Our Prime Minister, Mr. Narendra Modi, once said, “Women are enterprising; they don’t need to be taught, but they need to be given opportunities to perform”. Financially empowered women are a bulwark against societal evils. Furthermore, it is commendable that over the years the government has well-implemented policies and programs like Sukanya Samriddhi Account, Pradhan Mantri Ujjwala Yojana, Mahila Shakti Kendra (MSK), Maternity Benefit Program, Mahila E-Haat, Swadhar Greh (rehabilitation for women in need), etc. to facilitate better working opportunities and conditions for women. These initiatives have been commendable but it may still take some time to prove their impact, leading us to believe that there is a dire need to reforms and reservations to make women financially independent by driving them into the workforce. This needs to start right from the government, as it is ironic that there are only 12% of women seated in both upper and lower houses of the parliament. Moreover, the women’s reservation bill has been waiting for the Lok Sabha’s green signal for years now. In this light, it is not surprising that there are only 23 women CEOs across the globe leading 500 Fortune companies, while amongst the top 100 companies of Indian origin, there are merely four women CEOs.
Women take up the entrepreneurial route mostly due to necessity and have emerged successful contributing a lot towards social welfare as well. As per the sixth economic census, India has only 13.76% of women entrepreneurs. However, recent schemes like Udyogini Scheme, Annapurna Scheme, Dena Shakti Scheme, Cent Kalyani Scheme, Mahila Udyam Nidhi Scheme, Mudra Yojna scheme for women, Suchana Microloan, etc. by the government, banks and micro-financing companies come as promising prospects. These schemes provide exclusive loans from Rs. 25,000 to Rs. 50 lakh at low-interest rates for women aspiring to start their own business in different fields and facilitate support for women involved in agricultural work, retail trading, food catering, beauty salons, and many other small ventures. Such encouragement for budding women entrepreneurs is the exact catalyst that is suited for the situation at hand. NITI Aayog, the premier policy ‘Think Tank’ of the Government of India, launched the Women Entrepreneurship Platform last year to boost the women entrepreneurship ecosystem in India.
These initiatives are indeed what is needed to make women financially independent.
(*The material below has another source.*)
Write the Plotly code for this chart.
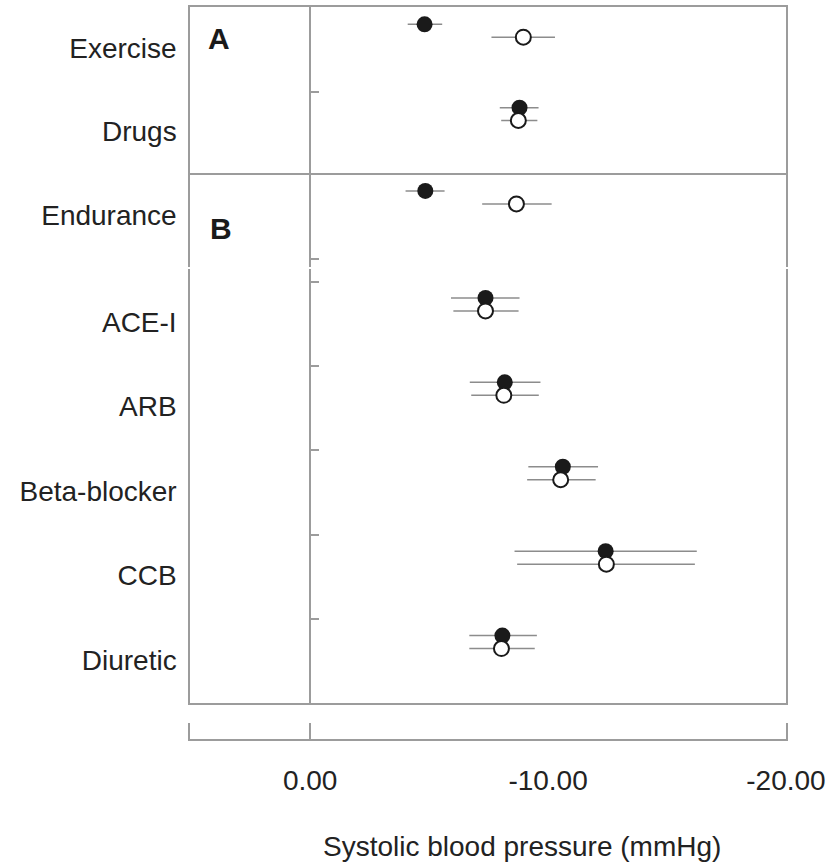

However, the obstacle in this journey is the absence of knowledge of these schemes and the process of availing them. If explored deeply, the superficial challenges boil down to the actual challenges of lack of women empowerment, societal discrimination and lack of awareness. While some gradual streaks of changes are noted, this growth can further be catapulted by supporting women education, empowerment, and employment. According to a report published by the World Bank, Indian companies are biased towards men over women, both concerning hiring and salaries. Overcoming such corporate inhibitions too would help fast pace the process of overcoming the gender gap.